[Rows from a dataset of charts and code]

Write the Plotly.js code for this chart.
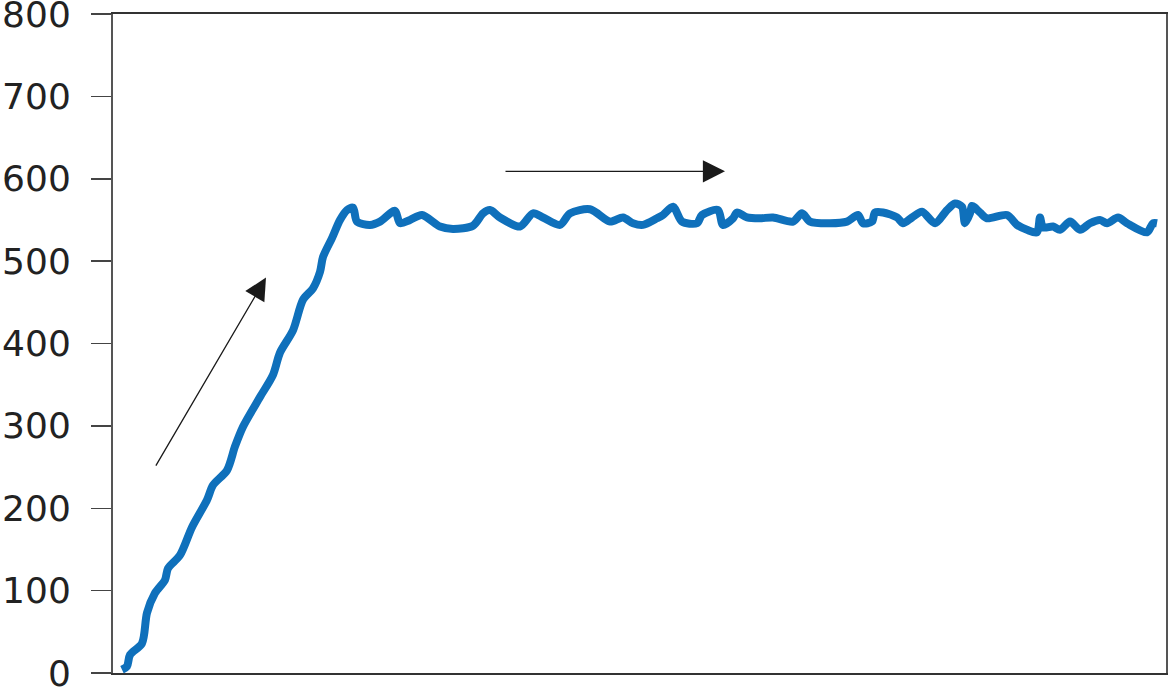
<!DOCTYPE html>
<html>
<head>
<meta charset="utf-8">
<script src="https://cdn.plot.ly/plotly-3.0.1.min.js"></script>
<style>
  html, body { margin: 0; padding: 0; background: #fff; }
  #chart { width: 1168px; height: 689px; }
</style>
</head>
<body>
<div id="chart"></div>
<script>
// sample position along the run (no axis labels in the original)
var t = [9, 14, 17, 29, 34, 42, 52, 55, 67, 79, 94, 100, 114, 122, 130, 147, 160, 167, 180, 190,
  200, 207, 210, 219, 227, 234, 240, 244,
  257, 267, 282, 287, 297, 309, 327, 340, 360, 370, 377, 387, 407, 420, 430, 447, 457, 477,
  497, 510, 520, 530, 544, 550, 560, 569, 584, 589, 605, 610, 620, 624, 634, 647, 660, 680,
  689, 697, 717, 734, 745, 750, 759, 762, 770, 784, 790, 799, 809, 822, 834, 842, 849, 852,
  857, 859, 867, 874, 894, 904, 914, 924, 927, 930, 940, 947, 957, 967, 977, 987, 994, 1005,
  1014, 1034, 1040, 1044];

var load = [4, 8, 22, 36, 73, 97, 113, 127, 143, 177, 210, 228, 246, 275, 299, 335, 362, 389, 416, 453,
  467, 487, 505, 528, 550, 562, 565, 548,
  544, 548, 561, 546, 550, 556, 542, 539, 543, 558, 562, 553, 542, 558, 553, 544, 558, 563,
  548, 553, 546, 544, 552, 556, 566, 548, 546, 556, 562, 544, 552, 559, 553, 552, 553, 548,
  558, 548, 546, 548, 556, 546, 548, 559, 559, 553, 546, 553, 560, 546, 562, 570, 566, 546,
  558, 567, 559, 552, 556, 544, 538, 535, 553, 541, 542, 538, 548, 538, 546, 550, 546, 553,
  546, 535, 546, 546];

var yTicks = [0, 100, 200, 300, 400, 500, 600, 700, 800];

// arrows: [tailX, tailY, tipX, tipY]
var riseArrow = [42, 250, 153, 480];
var flatArrow = [391, 609, 612, 609];

function arrow(a) {
  return {
    x: a[2], y: a[3], ax: a[0], ay: a[1],
    xref: 'x', yref: 'y', axref: 'x', ayref: 'y',
    text: '', showarrow: true,
    arrowhead: 2, arrowsize: 3.4, arrowwidth: 1.3, arrowcolor: '#1a1a1a'
  };
}

var trace = {
  x: t,
  y: load,
  type: 'scatter',
  mode: 'lines',
  line: { color: '#0f70bb', width: 8, shape: 'spline', smoothing: 0.8 },
  hoverinfo: 'skip'
};

var layout = {
  width: 1168,
  height: 689,
  margin: { l: 113, r: 2, t: 14, b: 16 },
  paper_bgcolor: '#fff',
  plot_bgcolor: '#fff',
  showlegend: false,
  xaxis: {
    range: [0, 1053],
    showgrid: false, zeroline: false,
    showticklabels: false, ticks: '',
    showline: true, mirror: true, linecolor: '#333', linewidth: 2
  },
  yaxis: {
    range: [0, 800],
    tickvals: yTicks,
    showgrid: false, zeroline: false,
    ticks: 'outside', ticklen: 20, tickwidth: 1.5, tickcolor: '#444',
    ticklabelstandoff: 13,
    ticklabeloverflow: 'allow',
    tickfont: { family: 'DejaVu Sans', size: 36, color: '#222' },
    showline: true, mirror: true, linecolor: '#555', linewidth: 2
  },
  annotations: [arrow(riseArrow), arrow(flatArrow)]
};

Plotly.newPlot('chart', [trace], layout, { staticPlot: true, displayModeBar: false });
</script>
</body>
</html>
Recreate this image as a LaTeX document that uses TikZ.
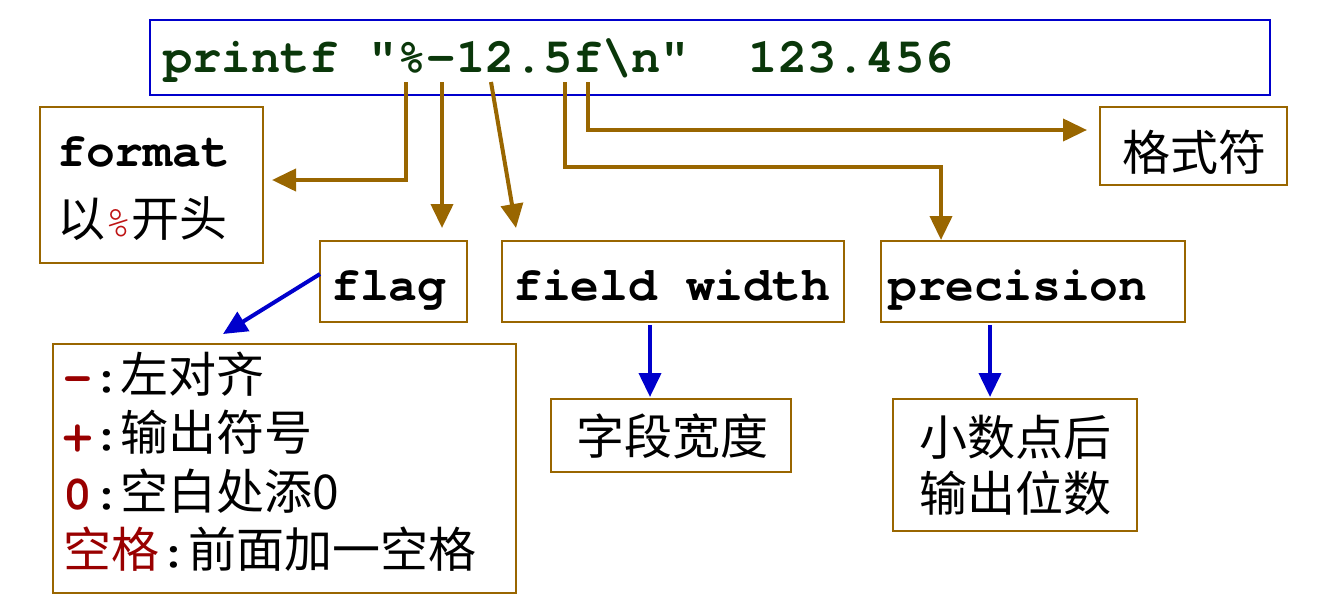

■ **CHALLENGE**
Return the material exactly as given, apart from the pictures.

■ **RESULT OF THE TASK**
Write the Plotly.js code for this chart.
<!DOCTYPE html>
<html>
<head>
<meta charset="utf-8">
<script src="https://cdn.plot.ly/plotly-3.0.1.min.js"></script>
<style>
  html, body { margin: 0; padding: 0; background: #fff; }
  #chart { width: 1168px; height: 689px; }
</style>
</head>
<body>
<div id="chart"></div>
<script>
// sample position along the run (no axis labels in the original)
var t = [9, 14, 17, 29, 34, 42, 52, 55, 67, 79, 94, 100, 114, 122, 130, 147, 160, 167, 180, 190,
  200, 207, 210, 219, 227, 234, 240, 244,
  257, 267, 282, 287, 297, 309, 327, 340, 360, 370, 377, 387, 407, 420, 430, 447, 457, 477,
  497, 510, 520, 530, 544, 550, 560, 569, 584, 589, 605, 610, 620, 624, 634, 647, 660, 680,
  689, 697, 717, 734, 745, 750, 759, 762, 770, 784, 790, 799, 809, 822, 834, 842, 849, 852,
  857, 859, 867, 874, 894, 904, 914, 924, 927, 930, 940, 947, 957, 967, 977, 987, 994, 1005,
  1014, 1034, 1040, 1044];

var load = [4, 8, 22, 36, 73, 97, 113, 127, 143, 177, 210, 228, 246, 275, 299, 335, 362, 389, 416, 453,
  467, 487, 505, 528, 550, 562, 565, 548,
  544, 548, 561, 546, 550, 556, 542, 539, 543, 558, 562, 553, 542, 558, 553, 544, 558, 563,
  548, 553, 546, 544, 552, 556, 566, 548, 546, 556, 562, 544, 552, 559, 553, 552, 553, 548,
  558, 548, 546, 548, 556, 546, 548, 559, 559, 553, 546, 553, 560, 546, 562, 570, 566, 546,
  558, 567, 559, 552, 556, 544, 538, 535, 553, 541, 542, 538, 548, 538, 546, 550, 546, 553,
  546, 535, 546, 546];

var yTicks = [0, 100, 200, 300, 400, 500, 600, 700, 800];

// arrows: [tailX, tailY, tipX, tipY]
var riseArrow = [42, 250, 153, 480];
var flatArrow = [391, 609, 612, 609];

function arrow(a) {
  return {
    x: a[2], y: a[3], ax: a[0], ay: a[1],
    xref: 'x', yref: 'y', axref: 'x', ayref: 'y',
    text: '', showarrow: true,
    arrowhead: 2, arrowsize: 3.4, arrowwidth: 1.3, arrowcolor: '#1a1a1a'
  };
}

var trace = {
  x: t,
  y: load,
  type: 'scatter',
  mode: 'lines',
  line: { color: '#0f70bb', width: 8, shape: 'spline', smoothing: 0.8 },
  hoverinfo: 'skip'
};

var layout = {
  width: 1168,
  height: 689,
  margin: { l: 113, r: 2, t: 14, b: 16 },
  paper_bgcolor: '#fff',
  plot_bgcolor: '#fff',
  showlegend: false,
  xaxis: {
    range: [0, 1053],
    showgrid: false, zeroline: false,
    showticklabels: false, ticks: '',
    showline: true, mirror: true, linecolor: '#333', linewidth: 2
  },
  yaxis: {
    range: [0, 800],
    tickvals: yTicks,
    showgrid: false, zeroline: false,
    ticks: 'outside', ticklen: 20, tickwidth: 1.5, tickcolor: '#444',
    ticklabelstandoff: 13,
    ticklabeloverflow: 'allow',
    tickfont: { family: 'DejaVu Sans', size: 36, color: '#222' },
    showline: true, mirror: true, linecolor: '#555', linewidth: 2
  },
  annotations: [arrow(riseArrow), arrow(flatArrow)]
};

Plotly.newPlot('chart', [trace], layout, { staticPlot: true, displayModeBar: false });
</script>
</body>
</html>
Recreate this image as a LaTeX document that uses TikZ.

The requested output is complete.